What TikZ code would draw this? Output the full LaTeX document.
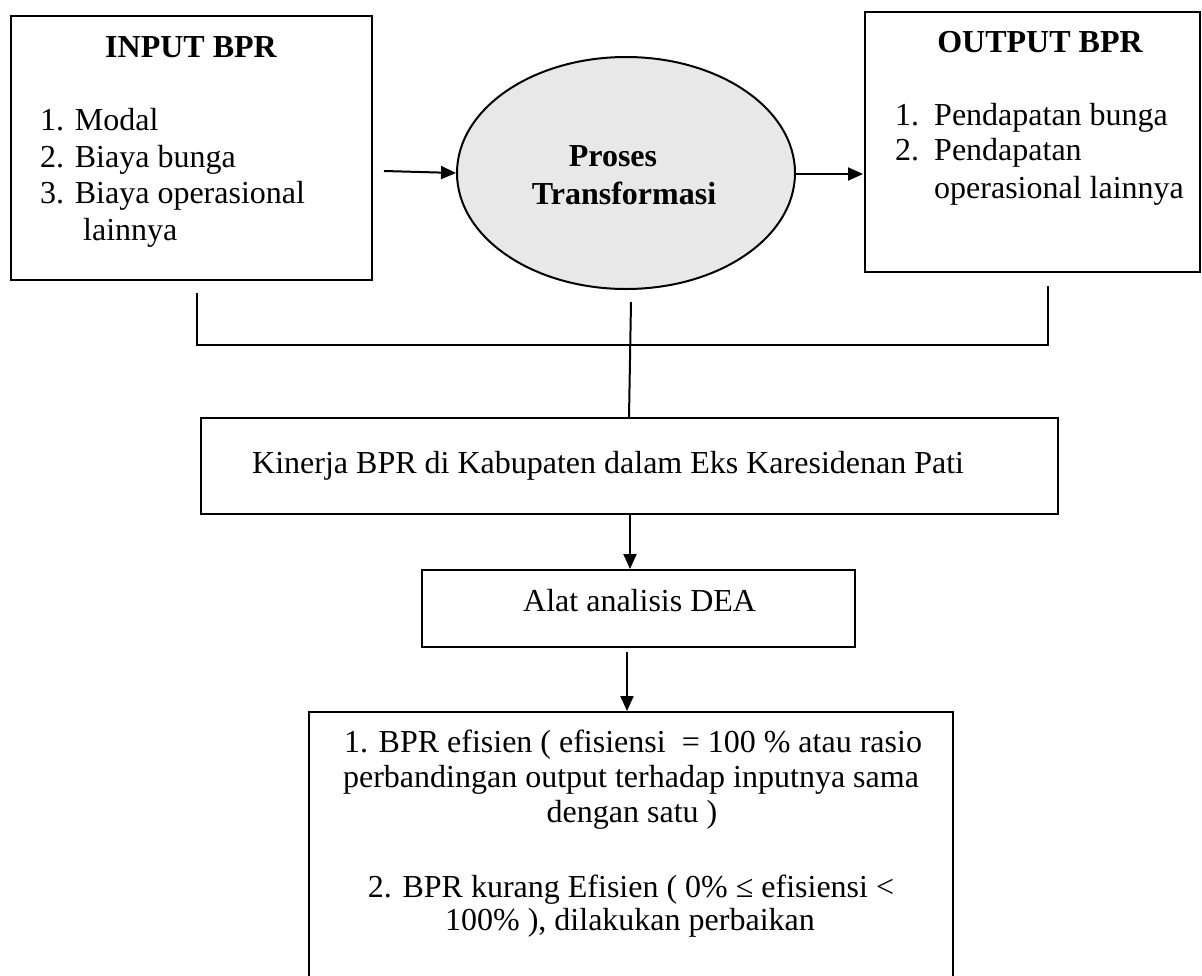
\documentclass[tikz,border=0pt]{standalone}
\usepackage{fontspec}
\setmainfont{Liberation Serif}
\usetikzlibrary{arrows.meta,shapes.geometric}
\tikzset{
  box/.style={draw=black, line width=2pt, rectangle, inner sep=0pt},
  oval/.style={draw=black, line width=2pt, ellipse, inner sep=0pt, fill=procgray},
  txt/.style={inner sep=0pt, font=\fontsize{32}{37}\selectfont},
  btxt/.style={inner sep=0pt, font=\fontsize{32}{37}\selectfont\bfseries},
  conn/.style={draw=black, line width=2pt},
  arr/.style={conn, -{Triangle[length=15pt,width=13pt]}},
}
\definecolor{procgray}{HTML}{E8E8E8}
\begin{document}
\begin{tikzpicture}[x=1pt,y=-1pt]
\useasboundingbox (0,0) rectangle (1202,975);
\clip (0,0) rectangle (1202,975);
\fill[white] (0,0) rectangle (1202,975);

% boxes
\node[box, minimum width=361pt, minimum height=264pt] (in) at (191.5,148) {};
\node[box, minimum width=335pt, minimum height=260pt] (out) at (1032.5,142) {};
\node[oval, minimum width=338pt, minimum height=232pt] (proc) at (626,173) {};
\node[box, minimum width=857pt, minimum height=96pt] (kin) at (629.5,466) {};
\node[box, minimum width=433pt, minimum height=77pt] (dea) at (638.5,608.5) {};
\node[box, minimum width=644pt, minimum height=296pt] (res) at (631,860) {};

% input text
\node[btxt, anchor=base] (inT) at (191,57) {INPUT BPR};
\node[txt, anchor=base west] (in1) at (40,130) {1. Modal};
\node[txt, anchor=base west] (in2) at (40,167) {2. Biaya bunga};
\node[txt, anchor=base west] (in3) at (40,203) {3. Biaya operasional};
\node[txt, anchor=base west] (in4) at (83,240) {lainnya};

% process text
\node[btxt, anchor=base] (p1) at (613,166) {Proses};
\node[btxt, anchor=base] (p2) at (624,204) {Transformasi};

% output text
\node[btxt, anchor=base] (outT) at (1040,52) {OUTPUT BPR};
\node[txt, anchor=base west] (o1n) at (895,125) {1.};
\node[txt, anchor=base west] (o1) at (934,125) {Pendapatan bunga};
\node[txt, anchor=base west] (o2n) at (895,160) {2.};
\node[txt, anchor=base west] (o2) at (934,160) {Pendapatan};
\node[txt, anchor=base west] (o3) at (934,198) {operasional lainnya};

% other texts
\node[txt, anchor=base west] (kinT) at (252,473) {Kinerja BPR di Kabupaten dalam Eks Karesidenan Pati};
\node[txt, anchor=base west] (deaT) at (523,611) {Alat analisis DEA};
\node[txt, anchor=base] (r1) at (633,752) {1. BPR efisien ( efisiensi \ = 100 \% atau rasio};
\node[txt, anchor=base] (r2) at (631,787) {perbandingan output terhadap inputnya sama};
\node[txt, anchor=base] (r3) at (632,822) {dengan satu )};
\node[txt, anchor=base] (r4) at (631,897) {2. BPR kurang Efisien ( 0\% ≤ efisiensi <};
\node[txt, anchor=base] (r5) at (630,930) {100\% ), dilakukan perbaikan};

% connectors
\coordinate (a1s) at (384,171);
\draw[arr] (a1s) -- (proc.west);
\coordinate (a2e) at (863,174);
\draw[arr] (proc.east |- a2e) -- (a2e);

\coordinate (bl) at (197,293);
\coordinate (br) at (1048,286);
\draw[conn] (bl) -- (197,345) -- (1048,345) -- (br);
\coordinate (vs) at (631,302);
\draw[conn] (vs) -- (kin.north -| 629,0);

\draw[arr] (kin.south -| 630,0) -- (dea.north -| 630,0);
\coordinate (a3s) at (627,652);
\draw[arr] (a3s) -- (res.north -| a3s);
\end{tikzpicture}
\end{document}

• **Set exercise**
Count every line above that holds the string "draw" and give the total, nothing more.

• **Finished task**
10